Yesterday, Schweitzer launched a new logo. Whenever a new logo is released, it’s easy to get wrapped up in our initial reaction to the logo and forget what it is…and what it isn’t.
Because a logo is not art. A logo is a tool.
Which means that a logo redesign isn’t necessarily an attempt to make something look nicer, it’s meant to solve problems the previous logo had. Problems that were preventing the marketing team from using that tool to it’s full potential.
So let’s talk about Schweitzer’s logo. Here’s what they had before.
And here’s their new logo.
Let’s look at a few of the changes.
The details of old mark made it tough to incorporate into visuals. But the weight of the new mark makes it super easy. Just a white mark on any photo is a clean way to use it in places they haven’t been able to. I tried it on a few and it worked well on each with no extra effort.
The second was the name. More text makes it both harder to read in some situations and harder to incorporate into various marketing, so I like the move to drop Mountain Resort from their name. That was what every resort was doing a couple decades ago, but they recognized that the more familiar name works great as their primary name. Full name on legal docs, familiar name in their marketing.
There are a lot of blue resort logos. Schweitzer knows their brand better than anyone and believed that something different would help accomplish things they hadn’t been able to before. In the world of resort marketing, this shade of green is fairly unique. The only trick is using it for text on white backgrounds where you lose contrast that may not be accessible.
Luckily, the green is strong enough that even if you were to use it for just the mark (or even a smaller mark) it easily carries that same thread of color throughout their marketing.
This logo, like most, comes with some other challenges.
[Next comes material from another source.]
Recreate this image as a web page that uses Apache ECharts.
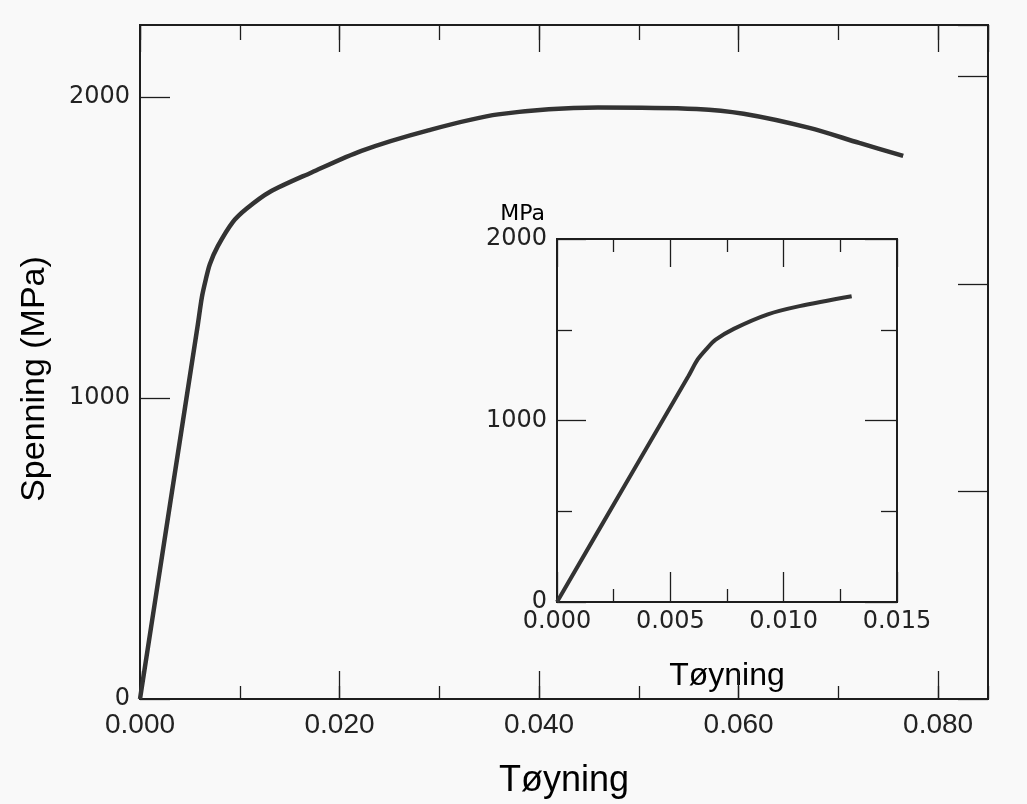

The design process was started before Seattle’s hockey team released their new logo – which folks pointed out bears some resemblance – so by the time they launched they didn’t have something as unique as they initially hoped.
This isn’t an impossible task – after all, Suzuki and Seagrams predate the Kraken and they’ve done fine – and the color (green), context (imagery of mountain/skiing/etc), and wordmark will help them quickly carve out a special place in people’s minds for their mark.
I can hear it now.
“But, Gregg! That color and sizing combination isn’t what their new brand guidelines call for! That’s not what they showed on their site!”
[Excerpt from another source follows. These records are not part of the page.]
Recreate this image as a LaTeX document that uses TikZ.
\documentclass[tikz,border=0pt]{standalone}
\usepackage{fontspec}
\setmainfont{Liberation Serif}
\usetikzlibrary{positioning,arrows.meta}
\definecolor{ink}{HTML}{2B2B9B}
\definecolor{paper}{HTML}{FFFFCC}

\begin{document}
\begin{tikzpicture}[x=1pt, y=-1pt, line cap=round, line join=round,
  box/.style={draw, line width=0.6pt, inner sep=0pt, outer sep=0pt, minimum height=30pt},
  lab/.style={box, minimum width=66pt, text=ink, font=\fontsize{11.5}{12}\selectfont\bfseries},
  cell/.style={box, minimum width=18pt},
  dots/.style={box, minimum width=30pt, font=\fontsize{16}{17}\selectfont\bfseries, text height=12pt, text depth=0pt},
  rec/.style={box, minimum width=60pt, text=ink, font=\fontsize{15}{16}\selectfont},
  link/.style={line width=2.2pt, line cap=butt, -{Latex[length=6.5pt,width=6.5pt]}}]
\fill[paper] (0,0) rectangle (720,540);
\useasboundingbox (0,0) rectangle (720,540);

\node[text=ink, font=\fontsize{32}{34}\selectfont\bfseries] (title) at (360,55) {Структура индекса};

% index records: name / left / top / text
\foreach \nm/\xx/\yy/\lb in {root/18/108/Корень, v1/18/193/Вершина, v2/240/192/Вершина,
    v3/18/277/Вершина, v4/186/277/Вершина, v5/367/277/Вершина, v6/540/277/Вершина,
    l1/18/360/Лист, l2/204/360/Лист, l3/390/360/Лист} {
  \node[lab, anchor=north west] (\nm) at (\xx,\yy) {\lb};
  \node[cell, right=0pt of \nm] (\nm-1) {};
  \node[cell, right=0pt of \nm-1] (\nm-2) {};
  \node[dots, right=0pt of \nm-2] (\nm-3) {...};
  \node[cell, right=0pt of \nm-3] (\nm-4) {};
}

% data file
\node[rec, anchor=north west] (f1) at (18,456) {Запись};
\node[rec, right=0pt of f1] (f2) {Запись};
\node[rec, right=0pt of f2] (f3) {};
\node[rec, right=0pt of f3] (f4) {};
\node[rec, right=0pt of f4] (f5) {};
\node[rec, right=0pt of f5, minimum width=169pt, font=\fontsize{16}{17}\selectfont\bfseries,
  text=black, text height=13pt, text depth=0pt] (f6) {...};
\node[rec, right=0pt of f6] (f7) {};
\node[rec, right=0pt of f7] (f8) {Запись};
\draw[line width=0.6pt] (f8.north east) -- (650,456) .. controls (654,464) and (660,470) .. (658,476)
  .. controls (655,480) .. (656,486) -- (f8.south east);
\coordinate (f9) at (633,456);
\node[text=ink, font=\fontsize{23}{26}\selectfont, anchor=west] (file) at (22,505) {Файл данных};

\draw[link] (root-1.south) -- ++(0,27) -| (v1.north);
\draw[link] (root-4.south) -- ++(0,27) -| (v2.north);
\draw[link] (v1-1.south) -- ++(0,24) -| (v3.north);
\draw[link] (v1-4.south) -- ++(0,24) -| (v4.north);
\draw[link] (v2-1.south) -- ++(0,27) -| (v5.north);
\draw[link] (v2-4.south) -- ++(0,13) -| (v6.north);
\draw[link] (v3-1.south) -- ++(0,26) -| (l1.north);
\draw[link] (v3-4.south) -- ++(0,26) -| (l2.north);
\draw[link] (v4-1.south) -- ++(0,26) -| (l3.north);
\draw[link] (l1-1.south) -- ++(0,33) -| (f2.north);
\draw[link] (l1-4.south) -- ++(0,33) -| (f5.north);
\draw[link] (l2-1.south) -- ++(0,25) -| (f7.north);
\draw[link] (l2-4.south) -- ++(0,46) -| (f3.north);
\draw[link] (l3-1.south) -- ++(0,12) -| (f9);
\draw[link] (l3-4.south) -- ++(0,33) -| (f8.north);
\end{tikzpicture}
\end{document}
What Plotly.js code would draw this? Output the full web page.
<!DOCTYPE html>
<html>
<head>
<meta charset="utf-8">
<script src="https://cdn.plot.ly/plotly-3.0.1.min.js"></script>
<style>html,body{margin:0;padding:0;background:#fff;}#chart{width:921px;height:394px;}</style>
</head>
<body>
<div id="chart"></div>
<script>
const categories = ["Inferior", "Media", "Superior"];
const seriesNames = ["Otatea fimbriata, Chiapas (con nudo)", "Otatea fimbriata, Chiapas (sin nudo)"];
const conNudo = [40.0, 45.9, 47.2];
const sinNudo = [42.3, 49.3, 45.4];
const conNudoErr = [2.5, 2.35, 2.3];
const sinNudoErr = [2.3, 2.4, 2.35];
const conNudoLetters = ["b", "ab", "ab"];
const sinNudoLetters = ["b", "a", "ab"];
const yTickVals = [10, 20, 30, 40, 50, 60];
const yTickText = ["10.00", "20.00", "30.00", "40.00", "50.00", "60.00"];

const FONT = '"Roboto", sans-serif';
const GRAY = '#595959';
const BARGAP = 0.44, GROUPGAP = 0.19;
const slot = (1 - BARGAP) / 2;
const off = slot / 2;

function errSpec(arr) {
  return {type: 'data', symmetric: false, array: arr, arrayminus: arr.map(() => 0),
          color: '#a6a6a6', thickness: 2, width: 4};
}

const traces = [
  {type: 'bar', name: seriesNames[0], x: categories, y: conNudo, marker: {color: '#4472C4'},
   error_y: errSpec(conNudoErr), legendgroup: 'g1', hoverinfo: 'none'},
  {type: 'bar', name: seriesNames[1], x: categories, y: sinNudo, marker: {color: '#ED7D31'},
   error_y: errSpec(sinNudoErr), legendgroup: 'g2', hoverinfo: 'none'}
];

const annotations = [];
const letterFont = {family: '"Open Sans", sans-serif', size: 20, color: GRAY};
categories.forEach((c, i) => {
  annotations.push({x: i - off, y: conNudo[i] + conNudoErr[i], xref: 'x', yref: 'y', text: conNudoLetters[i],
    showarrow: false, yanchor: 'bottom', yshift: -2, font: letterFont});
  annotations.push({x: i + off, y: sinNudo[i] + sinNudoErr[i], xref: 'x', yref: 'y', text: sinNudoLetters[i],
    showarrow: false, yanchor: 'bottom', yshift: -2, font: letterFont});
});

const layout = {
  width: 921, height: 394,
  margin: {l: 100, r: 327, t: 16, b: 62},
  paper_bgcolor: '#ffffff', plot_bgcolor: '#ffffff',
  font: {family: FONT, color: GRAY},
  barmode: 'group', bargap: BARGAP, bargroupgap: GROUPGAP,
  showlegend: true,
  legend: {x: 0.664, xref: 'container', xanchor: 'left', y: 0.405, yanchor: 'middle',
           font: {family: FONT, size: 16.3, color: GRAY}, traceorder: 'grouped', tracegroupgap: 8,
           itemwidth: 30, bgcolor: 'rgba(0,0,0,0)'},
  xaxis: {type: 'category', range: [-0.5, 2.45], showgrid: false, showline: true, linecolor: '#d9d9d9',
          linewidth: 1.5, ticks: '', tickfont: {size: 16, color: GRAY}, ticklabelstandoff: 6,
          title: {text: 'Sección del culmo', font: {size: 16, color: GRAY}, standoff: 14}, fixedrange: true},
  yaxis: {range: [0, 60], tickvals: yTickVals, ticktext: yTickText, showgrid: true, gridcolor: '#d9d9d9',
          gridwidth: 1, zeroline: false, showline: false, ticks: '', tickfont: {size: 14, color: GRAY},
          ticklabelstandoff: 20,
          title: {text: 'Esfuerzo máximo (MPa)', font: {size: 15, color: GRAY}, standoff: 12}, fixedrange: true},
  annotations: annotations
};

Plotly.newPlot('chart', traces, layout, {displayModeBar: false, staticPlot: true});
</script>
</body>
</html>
Listen, I believe in the power of brand consistency, but I also believe in the inevitability of brand evolution for 95% of identities. The need to refine and adjust the elements you started with once you’re using it in the wild and you start to see what’s working…and what’s not.
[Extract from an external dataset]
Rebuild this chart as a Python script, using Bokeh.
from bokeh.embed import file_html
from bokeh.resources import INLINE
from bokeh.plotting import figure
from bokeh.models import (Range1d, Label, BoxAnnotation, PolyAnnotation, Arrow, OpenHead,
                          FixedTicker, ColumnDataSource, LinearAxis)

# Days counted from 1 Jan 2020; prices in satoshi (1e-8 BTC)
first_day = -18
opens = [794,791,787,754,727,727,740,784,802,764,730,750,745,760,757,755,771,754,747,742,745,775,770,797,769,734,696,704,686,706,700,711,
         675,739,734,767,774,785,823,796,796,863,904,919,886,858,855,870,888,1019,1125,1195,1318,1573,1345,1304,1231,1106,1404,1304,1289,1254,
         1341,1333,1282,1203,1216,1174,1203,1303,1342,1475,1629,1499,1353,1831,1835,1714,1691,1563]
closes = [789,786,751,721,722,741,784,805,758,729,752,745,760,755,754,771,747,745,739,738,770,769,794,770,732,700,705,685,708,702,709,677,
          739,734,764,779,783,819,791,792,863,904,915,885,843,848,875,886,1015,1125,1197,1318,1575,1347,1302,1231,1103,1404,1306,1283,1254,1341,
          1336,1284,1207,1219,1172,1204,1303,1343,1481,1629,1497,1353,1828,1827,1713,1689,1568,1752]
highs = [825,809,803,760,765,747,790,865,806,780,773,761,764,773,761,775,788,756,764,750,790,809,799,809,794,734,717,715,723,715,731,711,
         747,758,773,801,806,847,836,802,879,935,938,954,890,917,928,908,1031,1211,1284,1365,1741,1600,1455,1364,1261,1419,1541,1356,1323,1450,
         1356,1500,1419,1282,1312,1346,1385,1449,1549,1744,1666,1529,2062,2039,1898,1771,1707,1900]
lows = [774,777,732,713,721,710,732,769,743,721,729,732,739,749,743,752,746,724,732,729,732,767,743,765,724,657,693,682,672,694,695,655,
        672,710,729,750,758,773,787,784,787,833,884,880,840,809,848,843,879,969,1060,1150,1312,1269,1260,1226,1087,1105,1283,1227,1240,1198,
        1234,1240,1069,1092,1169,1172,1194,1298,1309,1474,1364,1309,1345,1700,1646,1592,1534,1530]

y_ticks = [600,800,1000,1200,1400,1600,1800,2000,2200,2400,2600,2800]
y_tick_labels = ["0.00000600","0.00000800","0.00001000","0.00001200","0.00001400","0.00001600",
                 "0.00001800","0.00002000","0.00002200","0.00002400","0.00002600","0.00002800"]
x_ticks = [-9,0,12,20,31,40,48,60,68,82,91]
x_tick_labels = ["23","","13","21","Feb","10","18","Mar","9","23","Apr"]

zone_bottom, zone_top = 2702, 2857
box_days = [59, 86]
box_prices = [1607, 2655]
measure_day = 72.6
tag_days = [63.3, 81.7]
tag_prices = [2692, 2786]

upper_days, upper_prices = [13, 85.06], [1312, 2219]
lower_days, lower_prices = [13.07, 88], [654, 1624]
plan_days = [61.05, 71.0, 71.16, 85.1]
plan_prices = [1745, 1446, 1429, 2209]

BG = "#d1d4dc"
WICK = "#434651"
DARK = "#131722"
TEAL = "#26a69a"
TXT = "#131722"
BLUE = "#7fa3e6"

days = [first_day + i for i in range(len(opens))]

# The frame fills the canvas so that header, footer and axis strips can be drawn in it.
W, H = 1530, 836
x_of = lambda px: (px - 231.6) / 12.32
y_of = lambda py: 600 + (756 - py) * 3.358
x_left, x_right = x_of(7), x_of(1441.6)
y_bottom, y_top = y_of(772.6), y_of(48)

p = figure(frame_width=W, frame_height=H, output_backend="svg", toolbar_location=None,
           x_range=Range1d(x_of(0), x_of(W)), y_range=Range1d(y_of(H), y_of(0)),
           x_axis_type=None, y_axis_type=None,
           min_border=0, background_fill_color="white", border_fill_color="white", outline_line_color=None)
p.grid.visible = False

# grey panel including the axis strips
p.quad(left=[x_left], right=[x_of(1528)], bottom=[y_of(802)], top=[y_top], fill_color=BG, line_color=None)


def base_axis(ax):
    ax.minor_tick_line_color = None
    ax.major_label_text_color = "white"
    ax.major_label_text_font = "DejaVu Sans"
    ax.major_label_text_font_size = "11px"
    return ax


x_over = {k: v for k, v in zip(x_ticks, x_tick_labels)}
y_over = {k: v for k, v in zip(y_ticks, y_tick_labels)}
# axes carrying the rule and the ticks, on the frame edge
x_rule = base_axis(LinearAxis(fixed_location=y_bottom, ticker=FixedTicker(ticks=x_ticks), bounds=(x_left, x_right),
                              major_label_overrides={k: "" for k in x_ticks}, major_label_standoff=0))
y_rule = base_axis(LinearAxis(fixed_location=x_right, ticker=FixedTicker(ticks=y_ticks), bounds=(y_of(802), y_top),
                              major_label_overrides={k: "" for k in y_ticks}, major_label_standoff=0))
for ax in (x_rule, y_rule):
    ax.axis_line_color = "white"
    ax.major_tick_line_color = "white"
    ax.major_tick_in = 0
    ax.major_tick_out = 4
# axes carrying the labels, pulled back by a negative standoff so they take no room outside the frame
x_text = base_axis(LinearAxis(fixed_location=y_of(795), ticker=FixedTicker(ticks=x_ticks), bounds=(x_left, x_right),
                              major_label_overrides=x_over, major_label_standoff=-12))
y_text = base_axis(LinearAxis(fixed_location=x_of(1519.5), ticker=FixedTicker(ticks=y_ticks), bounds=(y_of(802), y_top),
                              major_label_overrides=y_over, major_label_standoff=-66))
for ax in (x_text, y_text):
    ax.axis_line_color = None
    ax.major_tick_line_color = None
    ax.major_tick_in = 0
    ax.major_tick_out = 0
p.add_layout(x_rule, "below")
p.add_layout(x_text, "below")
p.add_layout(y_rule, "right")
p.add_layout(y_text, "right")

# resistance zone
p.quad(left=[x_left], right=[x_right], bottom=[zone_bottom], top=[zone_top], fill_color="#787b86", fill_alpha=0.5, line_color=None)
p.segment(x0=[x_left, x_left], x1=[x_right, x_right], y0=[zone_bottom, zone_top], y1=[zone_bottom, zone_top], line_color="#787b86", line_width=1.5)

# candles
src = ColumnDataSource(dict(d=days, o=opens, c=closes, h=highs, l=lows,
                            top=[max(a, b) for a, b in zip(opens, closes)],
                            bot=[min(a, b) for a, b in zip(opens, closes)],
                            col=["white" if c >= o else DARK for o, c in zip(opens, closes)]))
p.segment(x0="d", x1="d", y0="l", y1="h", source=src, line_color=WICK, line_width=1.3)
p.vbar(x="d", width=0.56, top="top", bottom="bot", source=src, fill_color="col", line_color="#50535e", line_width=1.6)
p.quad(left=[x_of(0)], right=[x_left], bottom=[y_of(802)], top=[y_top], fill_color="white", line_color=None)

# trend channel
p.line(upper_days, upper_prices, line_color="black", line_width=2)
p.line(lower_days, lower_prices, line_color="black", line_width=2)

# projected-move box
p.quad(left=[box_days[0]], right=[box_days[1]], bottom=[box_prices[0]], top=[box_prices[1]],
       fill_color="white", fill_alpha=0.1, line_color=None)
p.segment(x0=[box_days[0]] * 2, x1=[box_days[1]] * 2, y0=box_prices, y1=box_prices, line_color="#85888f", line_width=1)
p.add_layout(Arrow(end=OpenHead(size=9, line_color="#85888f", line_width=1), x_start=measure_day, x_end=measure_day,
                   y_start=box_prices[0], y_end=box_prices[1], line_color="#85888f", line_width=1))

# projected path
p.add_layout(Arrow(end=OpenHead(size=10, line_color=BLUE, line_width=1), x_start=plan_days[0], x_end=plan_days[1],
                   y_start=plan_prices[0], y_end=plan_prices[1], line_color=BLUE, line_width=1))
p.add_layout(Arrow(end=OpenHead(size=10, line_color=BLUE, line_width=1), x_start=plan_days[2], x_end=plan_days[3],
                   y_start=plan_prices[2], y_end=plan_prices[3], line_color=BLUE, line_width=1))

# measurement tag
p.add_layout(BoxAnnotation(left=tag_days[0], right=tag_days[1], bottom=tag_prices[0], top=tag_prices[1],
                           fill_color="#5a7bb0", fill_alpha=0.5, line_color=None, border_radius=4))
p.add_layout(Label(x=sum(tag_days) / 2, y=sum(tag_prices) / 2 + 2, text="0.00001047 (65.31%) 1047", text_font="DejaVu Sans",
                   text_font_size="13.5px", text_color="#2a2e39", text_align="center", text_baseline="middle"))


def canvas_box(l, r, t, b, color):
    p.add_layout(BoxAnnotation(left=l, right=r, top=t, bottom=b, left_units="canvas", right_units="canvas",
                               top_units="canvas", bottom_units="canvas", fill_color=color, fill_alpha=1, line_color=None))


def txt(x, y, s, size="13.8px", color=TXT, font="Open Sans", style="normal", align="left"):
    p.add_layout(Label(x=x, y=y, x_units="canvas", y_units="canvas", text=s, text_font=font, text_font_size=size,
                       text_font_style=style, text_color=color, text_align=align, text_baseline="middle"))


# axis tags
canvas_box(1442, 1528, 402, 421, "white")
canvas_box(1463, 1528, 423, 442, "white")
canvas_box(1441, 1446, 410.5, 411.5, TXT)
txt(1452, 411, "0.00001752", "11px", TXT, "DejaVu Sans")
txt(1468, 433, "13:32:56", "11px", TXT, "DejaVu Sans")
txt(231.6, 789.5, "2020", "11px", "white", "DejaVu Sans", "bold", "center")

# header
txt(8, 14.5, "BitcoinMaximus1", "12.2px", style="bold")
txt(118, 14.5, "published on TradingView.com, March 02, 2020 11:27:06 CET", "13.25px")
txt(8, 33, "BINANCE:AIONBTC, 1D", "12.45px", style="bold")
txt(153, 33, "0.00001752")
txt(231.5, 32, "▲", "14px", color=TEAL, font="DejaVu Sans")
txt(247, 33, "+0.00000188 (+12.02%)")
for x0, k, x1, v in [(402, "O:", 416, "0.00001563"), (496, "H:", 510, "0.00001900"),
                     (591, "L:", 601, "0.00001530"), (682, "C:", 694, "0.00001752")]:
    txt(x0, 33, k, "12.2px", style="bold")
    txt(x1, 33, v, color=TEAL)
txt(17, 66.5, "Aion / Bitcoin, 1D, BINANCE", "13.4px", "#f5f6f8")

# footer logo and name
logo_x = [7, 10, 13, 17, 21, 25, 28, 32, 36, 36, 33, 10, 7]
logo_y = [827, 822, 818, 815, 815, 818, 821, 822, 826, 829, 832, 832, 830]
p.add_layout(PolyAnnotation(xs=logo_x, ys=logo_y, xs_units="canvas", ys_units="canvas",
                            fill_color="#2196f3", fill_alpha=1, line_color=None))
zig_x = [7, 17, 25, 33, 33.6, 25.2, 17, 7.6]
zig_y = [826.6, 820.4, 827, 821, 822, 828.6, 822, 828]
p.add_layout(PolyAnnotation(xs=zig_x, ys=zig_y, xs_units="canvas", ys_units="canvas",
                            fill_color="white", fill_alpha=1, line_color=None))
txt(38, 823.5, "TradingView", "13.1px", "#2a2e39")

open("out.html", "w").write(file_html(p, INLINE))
From our perspective, there is no such thing as a perfect logo because we’re not the ones who will use it. Even the logos people hate can be ideal for the brand because it allows them to create the recognition, feeling, and usage they haven’t been able to do before. What Schweitzer has, I believe, is a great direction. It’s got some versatile elements and concepts. It solves a lot of their problems. Will it evolve? Almost surely, and I can’t wait to see where they take it.
Congrats, Sean and team. Best of luck with the continued rollout.